Retype, exactly as they stand, the lines from the start of the data to the line that contains "import plotly.graph_objects as go", both ends included. Leave the pictures out.

- _Recorded data_:
+ + + + + + +
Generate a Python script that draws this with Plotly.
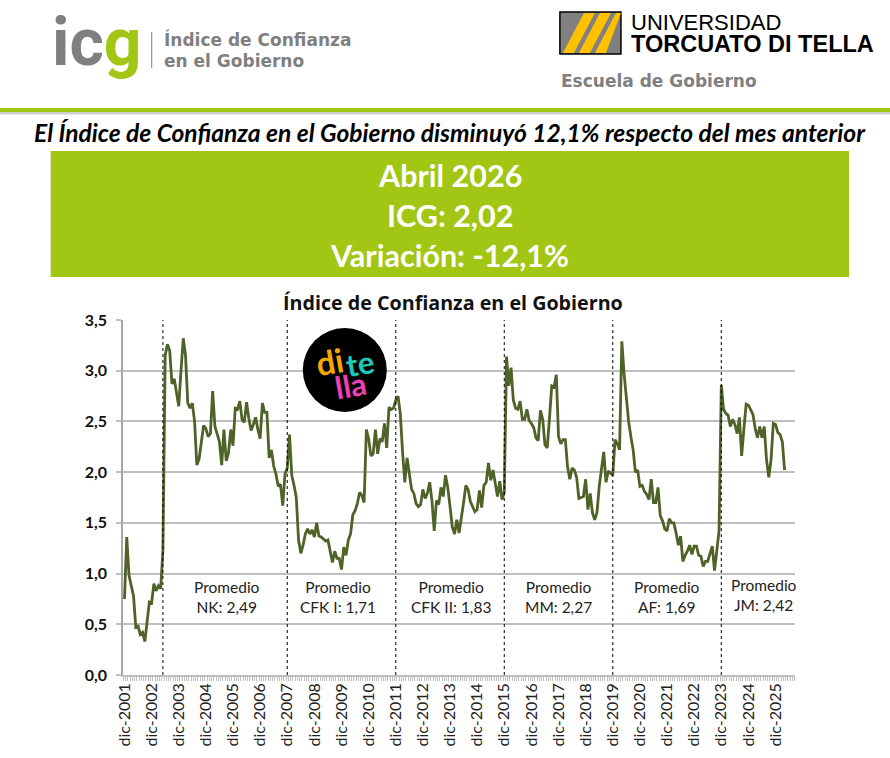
import plotly.graph_objects as go

# Monthly ICG values, dic-2001 onward, grouped by presidential term
pre_nk = [0.75,1.36,0.98,0.87,0.78,0.47,0.48,0.40,0.42,0.33,0.52,0.72,0.71,0.90,0.83,0.88,0.85,1.23]
nk = [3.15,3.26,3.20,2.87,2.92,2.80,2.65,3.00,3.32,3.15,2.68,2.63,2.68,2.50,2.07,
      2.13,2.28,2.46,2.43,2.35,2.38,2.80,2.45,2.36,2.30,2.07,2.42,2.11,2.19,2.42,
      2.26,2.63,2.62,2.70,2.52,2.49,2.69,2.53,2.41,2.47,2.54,2.42,2.33,2.68,2.59,
      2.59,2.14,2.22,2.06,1.98,1.86,1.88,1.67,1.98,2.04]
cfk1 = [2.37,1.97,1.87,1.75,1.33,1.20,1.28,1.39,1.44,1.39,1.43,1.36,1.50,1.37,1.36,1.34,
        1.32,1.33,1.22,1.11,1.22,1.15,1.15,1.04,1.26,1.18,1.33,1.39,1.58,1.62,1.69,1.80,
        1.77,1.70,2.42,2.33,2.16,2.18,2.42,2.18,2.33,2.30,2.48,2.24,2.64,2.62,2.63,2.71]
cfk2 = [2.75,2.58,2.20,1.90,2.14,1.98,1.83,1.79,1.69,1.66,1.68,1.83,1.74,1.79,1.90,1.72,
        1.42,1.72,1.68,1.85,1.76,1.97,1.85,1.66,1.46,1.39,1.53,1.40,1.53,1.70,1.87,1.83,
        1.71,1.66,1.61,1.63,1.82,1.65,1.87,1.90,2.09,1.92,2.02,1.89,1.76,1.91,1.73,1.80]
mm = [3.14,2.85,3.03,2.71,2.63,2.62,2.70,2.52,2.52,2.62,2.51,2.48,2.44,2.34,2.31,2.61,
      2.52,2.27,2.24,2.53,2.85,2.84,2.96,2.35,2.28,2.32,2.32,2.05,1.93,2.04,2.02,1.95,
      1.74,1.75,1.76,1.93,1.63,1.79,1.60,1.53,1.60,1.86,2.03,2.20,1.90,2.01,1.99,1.97]
af = [2.32,2.28,2.22,3.29,2.97,2.74,2.50,2.35,2.22,2.00,2.02,1.86,1.87,1.81,1.78,1.73,
      1.93,1.70,1.70,1.85,1.57,1.52,1.44,1.42,1.54,1.50,1.50,1.40,1.28,1.37,1.12,1.18,
      1.22,1.28,1.19,1.27,1.27,1.18,1.17,1.07,1.12,1.12,1.20,1.27,1.03,1.25,1.42]
jm = [2.86,2.62,2.58,2.56,2.45,2.52,2.47,2.38,2.54,2.16,2.43,2.67,2.66,2.62,2.57,2.43,
      2.34,2.45,2.34,2.45,2.12,1.95,2.12,2.48,2.47,2.39,2.37,2.30,2.02]
series = pre_nk + nk + cfk1 + cfk2 + mm + af + jm
assert len(series) == 293

tick_years = list(range(2001, 2026))
term_starts = [17, 72, 120, 168, 216, 264]
term_labels = ["Promedio<br>NK: 2,49", "Promedio<br>CFK I: 1,71", "Promedio<br>CFK II: 1,83",
               "Promedio<br>MM: 2,27", "Promedio<br>AF: 1,69", "Promedio<br>JM: 2,42"]
term_label_centers = [227, 338, 451, 559, 667, 764]
term_label_tops = [597, 597, 597, 597, 597, 595]

W, H = 890, 758
L, R, T, B = 123.3, 795, 320, 675
def px(x): return (x - L) / (R - L)
def py(y): return (B - y) / (B - T)

GREEN = "#A2C614"
GREY = "#7F7F7F"
fig = go.Figure(go.Scatter(x=list(range(len(series))), y=series, mode="lines",
                           line=dict(color="#4F6228", width=2.8), hoverinfo="skip"))

shapes, notes = [], []
def rect(x0, y0, x1, y1, fill, line=None, width=0):
    shapes.append(dict(type="rect", xref="paper", yref="paper", x0=px(x0), x1=px(x1), y0=py(y0), y1=py(y1),
                       fillcolor=fill, line=dict(color=line or fill, width=width), layer="above"))
def poly(points, fill):
    d = "M " + " L ".join(f"{px(a):.5f},{py(b):.5f}" for a, b in points) + " Z"
    shapes.append(dict(type="path", xref="paper", yref="paper", path=d, fillcolor=fill, line=dict(width=0), layer="above"))
def text(x, y, s, size, color="#000", family="Lato", anchor="center", bold=False, italic=False, angle=0, height=None):
    if bold: s = f"<b>{s}</b>"
    if italic: s = f"<i>{s}</i>"
    note = dict(xref="paper", yref="paper", x=px(x), y=py(y), text=s, showarrow=False, xanchor=anchor,
                yanchor="middle", textangle=angle, font=dict(size=size, color=color, family=family), align="center")
    if height: note["height"] = height
    notes.append(note)

# Header band and green box
rect(0, 112, 890, 114.5, "#D0D0D0")
rect(0, 108, 890, 112, GREEN)
text(450, 132, "El Índice de Confianza en el Gobierno disminuyó 12,1% respecto del mes anterior", 24.6, bold=True, italic=True)
rect(51, 151, 849, 277, GREEN)
text(450, 175, "Abril 2026", 30.5, "#fff", bold=True)
text(450, 215, "ICG: 2,02", 30.5, "#fff", bold=True)
text(450, 255, "Variación: -12,1%", 30.5, "#fff", bold=True)

# ICG logo
text(97, 42, "<span style='color:#7F7F7F'>ic</span><span style='color:#A2C614'>g</span>", 66, bold=True, family="Roboto")
rect(151.5, 32, 152.5, 68, GREY)
text(162, 39, "Índice de Confianza", 17, GREY, "DejaVu Sans", "left", bold=True)
text(162, 61, "en el Gobierno", 17, GREY, "DejaVu Sans", "left", bold=True)

# UTDT logo
rect(560, 12, 621, 54, "#808080", "#000", 1.5)
for a, b, c, d in [(563, 574, 584, 595), (579, 590, 600, 611), (595, 606, 616, 621)]:
    poly([(a, 53), (b, 53), (d, 13), (c, 13)], "#FFC000")
text(629, 22.5, "UNIVERSIDAD", 22, "#000", "Liberation Sans", "left", height=19)
text(629, 43, "TORCUATO DI TELLA", 23.5, "#000", "Liberation Sans", "left", bold=True, height=21)
text(559, 81, "Escuela de Gobierno", 17, GREY, "DejaVu Sans", "left", bold=True)

# Chart title and term labels
text(453, 302, "Índice de Confianza en el Gobierno", 19.7, "#111", "Open Sans", bold=True)
for cx, cy, lab in zip(term_label_centers, term_label_tops, term_labels):
    text(cx, cy, lab, 15.5, "#222")

# Di Tella badge
shapes.append(dict(type="circle", xref="paper", yref="paper", x0=px(303), x1=px(387), y0=py(328), y1=py(412),
                   fillcolor="#000", line=dict(width=0), layer="above"))
text(330, 361, "di", 33, "#F5A800", bold=True, angle=-10)
text(360, 363, "te", 31, "#1CC8B8", bold=True, angle=-10)
text(351, 385, "lla", 31, "#EE3FB4", bold=True, angle=-10)

# Term separators
for s in term_starts:
    shapes.append(dict(type="line", xref="x", yref="y", x0=s, x1=s, y0=0, y1=3.5,
                       line=dict(color="#000", width=1, dash="dot"), layer="above"))

fig.update_layout(
    width=W, height=H, margin=dict(l=L, r=W - R, t=T, b=H - B, pad=0),
    paper_bgcolor="#fff", plot_bgcolor="#fff", showlegend=False, separators=",.",
    shapes=shapes, annotations=notes,
    xaxis=dict(range=[-0.66, 296.6], tickmode="array",
               tickvals=[(y - 2001) * 12 for y in tick_years],
               ticktext=[f"dic-{y}" for y in tick_years],
               tickangle=-90, showgrid=False, zeroline=False, showline=True, linecolor="#BFBFBF", linewidth=1.5,
               ticks="", tickfont=dict(family="Lato", size=16, color="#222"),
               minor=dict(tickmode="linear", tick0=-0.5, dtick=1, ticks="outside", ticklen=4, tickcolor="#BFBFBF", tickwidth=1)),
    yaxis=dict(range=[0, 3.5], dtick=0.5, tickformat=".1f", showgrid=True, gridcolor="#BFBFBF", gridwidth=1.5,
               zeroline=False, showline=True, linecolor="#A6A6A6", linewidth=1.5,
               ticks="outside", ticklen=5, tickcolor="#BFBFBF", tickwidth=1.5, ticklabelstandoff=6,
               tickfont=dict(family="Lato", size=16, color="#111", weight="bold")),
)
fig.write_html("out.html", config={"displayModeBar": False}, post_script="document.body.style.margin='0';")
+ + + + + + +
- _Correct result_:
Generate a Python script that draws this with Plotly.
import plotly.graph_objects as go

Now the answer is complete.